Given material
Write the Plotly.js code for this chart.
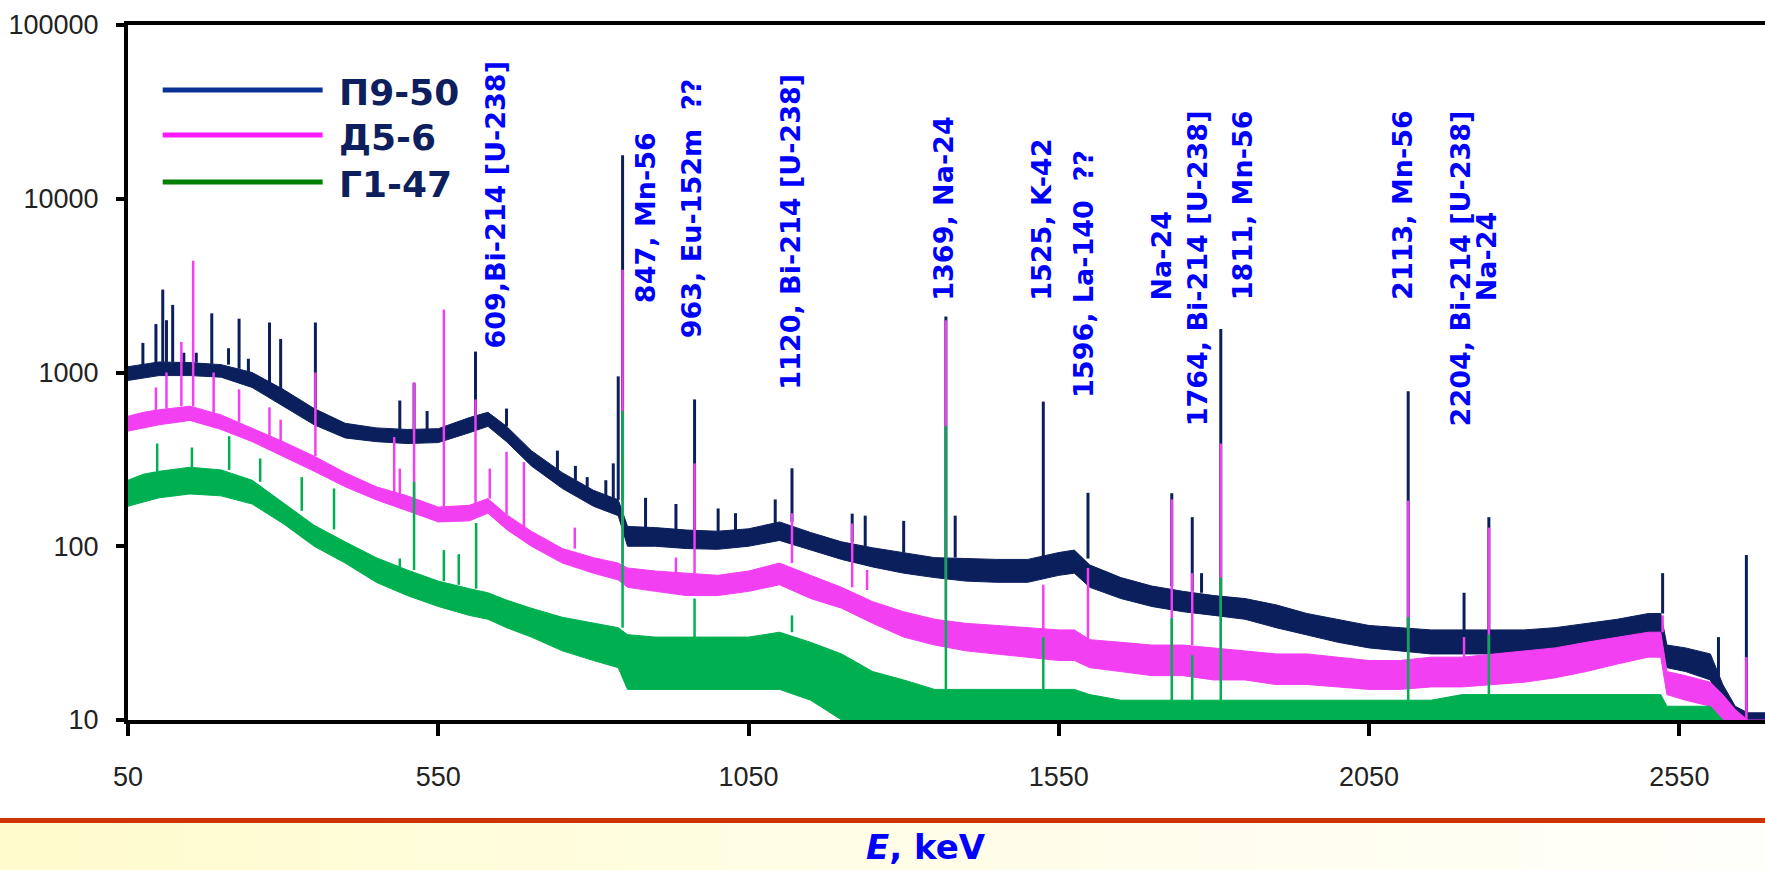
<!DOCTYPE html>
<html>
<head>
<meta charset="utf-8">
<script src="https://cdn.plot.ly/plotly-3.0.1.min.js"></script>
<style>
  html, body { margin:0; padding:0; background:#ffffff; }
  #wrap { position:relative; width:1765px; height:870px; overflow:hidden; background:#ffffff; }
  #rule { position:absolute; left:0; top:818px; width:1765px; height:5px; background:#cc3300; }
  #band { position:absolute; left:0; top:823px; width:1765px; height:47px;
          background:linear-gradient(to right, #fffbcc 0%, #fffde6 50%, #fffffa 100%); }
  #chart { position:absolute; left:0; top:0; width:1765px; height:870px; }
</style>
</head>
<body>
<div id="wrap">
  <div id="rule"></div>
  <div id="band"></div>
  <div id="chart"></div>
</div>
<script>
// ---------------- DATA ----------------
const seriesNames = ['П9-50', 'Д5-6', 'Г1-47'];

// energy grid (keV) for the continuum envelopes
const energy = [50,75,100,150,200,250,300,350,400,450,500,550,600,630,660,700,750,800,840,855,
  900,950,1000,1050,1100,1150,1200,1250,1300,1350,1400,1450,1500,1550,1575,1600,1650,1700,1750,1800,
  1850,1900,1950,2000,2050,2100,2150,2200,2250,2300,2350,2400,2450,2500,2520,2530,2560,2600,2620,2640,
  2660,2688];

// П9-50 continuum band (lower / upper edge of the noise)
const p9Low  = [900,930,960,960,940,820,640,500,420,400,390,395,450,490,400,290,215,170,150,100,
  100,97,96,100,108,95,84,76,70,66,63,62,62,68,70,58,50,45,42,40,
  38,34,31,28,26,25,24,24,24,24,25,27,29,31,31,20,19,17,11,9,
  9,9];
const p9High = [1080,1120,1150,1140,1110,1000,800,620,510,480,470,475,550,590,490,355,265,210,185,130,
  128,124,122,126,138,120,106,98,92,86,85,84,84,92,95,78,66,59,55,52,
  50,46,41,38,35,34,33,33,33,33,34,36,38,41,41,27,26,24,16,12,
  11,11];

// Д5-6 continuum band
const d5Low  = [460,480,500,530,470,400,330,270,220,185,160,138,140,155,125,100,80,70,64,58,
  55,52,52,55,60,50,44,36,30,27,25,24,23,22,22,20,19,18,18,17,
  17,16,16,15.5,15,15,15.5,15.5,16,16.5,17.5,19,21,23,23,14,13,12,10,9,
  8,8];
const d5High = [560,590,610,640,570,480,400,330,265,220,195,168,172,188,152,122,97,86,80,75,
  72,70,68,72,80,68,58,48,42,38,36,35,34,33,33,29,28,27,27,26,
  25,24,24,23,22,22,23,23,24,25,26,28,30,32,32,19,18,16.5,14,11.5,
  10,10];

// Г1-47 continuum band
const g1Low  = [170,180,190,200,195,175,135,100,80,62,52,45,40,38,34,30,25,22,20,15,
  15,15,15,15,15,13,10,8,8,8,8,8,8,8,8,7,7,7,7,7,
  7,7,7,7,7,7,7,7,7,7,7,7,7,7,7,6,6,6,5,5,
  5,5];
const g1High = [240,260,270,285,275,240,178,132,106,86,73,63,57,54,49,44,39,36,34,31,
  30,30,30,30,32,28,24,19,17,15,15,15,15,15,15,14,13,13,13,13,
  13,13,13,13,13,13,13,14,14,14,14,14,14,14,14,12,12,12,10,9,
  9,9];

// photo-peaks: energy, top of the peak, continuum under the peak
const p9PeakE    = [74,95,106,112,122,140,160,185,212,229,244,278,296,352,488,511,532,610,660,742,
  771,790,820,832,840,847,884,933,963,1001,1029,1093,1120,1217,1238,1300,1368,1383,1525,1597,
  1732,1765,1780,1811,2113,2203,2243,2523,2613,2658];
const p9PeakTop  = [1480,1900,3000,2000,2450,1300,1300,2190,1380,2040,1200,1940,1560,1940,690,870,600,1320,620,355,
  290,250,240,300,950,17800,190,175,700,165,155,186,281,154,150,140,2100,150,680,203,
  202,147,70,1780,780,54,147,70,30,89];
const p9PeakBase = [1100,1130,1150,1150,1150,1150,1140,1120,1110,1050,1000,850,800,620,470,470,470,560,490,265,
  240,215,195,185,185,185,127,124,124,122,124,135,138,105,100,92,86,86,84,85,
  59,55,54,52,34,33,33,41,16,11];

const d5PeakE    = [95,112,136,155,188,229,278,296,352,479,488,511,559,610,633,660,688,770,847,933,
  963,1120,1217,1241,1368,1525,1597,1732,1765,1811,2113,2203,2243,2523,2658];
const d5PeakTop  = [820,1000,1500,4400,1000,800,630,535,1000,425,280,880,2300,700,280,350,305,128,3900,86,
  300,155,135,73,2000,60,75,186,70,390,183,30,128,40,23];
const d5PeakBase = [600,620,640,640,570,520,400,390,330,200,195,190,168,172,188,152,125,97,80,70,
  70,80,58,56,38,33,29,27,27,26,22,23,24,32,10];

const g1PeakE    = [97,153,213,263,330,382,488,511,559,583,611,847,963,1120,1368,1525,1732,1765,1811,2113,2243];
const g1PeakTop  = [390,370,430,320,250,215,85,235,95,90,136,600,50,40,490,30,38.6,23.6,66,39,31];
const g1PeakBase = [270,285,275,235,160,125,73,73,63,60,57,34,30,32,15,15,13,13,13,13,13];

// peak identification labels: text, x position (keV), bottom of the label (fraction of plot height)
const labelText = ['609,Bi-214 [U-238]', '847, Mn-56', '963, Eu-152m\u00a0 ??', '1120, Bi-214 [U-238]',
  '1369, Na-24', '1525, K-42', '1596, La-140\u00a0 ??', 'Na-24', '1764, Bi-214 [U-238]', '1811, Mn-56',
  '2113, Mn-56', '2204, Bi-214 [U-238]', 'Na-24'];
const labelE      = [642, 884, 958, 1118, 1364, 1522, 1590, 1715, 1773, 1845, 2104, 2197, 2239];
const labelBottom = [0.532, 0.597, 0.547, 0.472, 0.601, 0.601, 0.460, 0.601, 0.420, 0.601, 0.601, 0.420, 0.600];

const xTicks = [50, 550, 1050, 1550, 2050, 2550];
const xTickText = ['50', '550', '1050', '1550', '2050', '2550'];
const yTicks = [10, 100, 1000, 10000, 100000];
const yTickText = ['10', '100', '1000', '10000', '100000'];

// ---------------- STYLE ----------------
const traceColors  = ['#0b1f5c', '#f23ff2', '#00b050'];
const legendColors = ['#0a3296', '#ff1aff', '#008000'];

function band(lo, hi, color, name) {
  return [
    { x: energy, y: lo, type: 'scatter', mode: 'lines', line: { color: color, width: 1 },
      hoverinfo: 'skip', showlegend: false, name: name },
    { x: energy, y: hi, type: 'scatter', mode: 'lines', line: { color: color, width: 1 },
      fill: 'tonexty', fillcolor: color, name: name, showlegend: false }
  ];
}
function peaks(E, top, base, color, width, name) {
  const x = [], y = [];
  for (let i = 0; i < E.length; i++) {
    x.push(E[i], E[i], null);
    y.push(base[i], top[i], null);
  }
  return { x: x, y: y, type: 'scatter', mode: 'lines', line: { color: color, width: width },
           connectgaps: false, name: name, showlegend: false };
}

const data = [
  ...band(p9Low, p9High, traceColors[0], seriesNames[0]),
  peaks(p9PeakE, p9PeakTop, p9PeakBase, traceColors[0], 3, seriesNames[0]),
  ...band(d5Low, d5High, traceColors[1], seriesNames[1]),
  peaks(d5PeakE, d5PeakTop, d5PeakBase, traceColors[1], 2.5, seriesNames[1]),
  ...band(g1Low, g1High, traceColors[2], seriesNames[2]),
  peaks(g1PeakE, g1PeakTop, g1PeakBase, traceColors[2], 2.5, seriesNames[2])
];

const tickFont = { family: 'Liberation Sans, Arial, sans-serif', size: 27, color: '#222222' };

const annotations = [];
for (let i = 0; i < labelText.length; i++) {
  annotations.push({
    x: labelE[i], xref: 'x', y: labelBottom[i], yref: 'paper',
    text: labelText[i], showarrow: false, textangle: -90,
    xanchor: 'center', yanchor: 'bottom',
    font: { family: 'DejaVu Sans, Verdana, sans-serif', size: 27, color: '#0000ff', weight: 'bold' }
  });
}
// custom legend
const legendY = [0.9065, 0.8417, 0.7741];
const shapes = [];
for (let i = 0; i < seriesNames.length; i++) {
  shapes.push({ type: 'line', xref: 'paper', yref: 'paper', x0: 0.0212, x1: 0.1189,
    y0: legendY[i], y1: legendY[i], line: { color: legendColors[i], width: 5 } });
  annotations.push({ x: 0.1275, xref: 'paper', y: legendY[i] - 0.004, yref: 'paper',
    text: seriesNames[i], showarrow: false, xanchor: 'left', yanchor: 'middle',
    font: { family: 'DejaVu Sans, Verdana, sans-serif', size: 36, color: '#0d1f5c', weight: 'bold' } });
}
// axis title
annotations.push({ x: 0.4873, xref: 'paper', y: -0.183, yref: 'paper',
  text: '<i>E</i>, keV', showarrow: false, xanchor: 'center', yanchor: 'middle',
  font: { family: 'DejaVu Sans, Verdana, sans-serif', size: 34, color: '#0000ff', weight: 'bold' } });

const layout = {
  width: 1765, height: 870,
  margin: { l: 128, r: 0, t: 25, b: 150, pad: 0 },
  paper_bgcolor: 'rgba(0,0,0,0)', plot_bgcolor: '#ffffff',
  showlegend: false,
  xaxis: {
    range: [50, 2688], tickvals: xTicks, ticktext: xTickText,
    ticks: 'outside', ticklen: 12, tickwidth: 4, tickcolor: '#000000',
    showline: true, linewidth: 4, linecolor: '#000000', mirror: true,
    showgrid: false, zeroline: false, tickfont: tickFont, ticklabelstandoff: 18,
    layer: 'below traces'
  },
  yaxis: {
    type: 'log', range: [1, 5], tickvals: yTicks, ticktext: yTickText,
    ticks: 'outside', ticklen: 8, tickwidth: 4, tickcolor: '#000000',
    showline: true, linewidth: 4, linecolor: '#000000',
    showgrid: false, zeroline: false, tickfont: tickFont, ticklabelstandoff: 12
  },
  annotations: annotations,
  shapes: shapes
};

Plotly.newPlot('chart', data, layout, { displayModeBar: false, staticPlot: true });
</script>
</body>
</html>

Task objective
Each line containing the word "chart" counts once; say how many such lines there are, giving only the number.

The completed task
4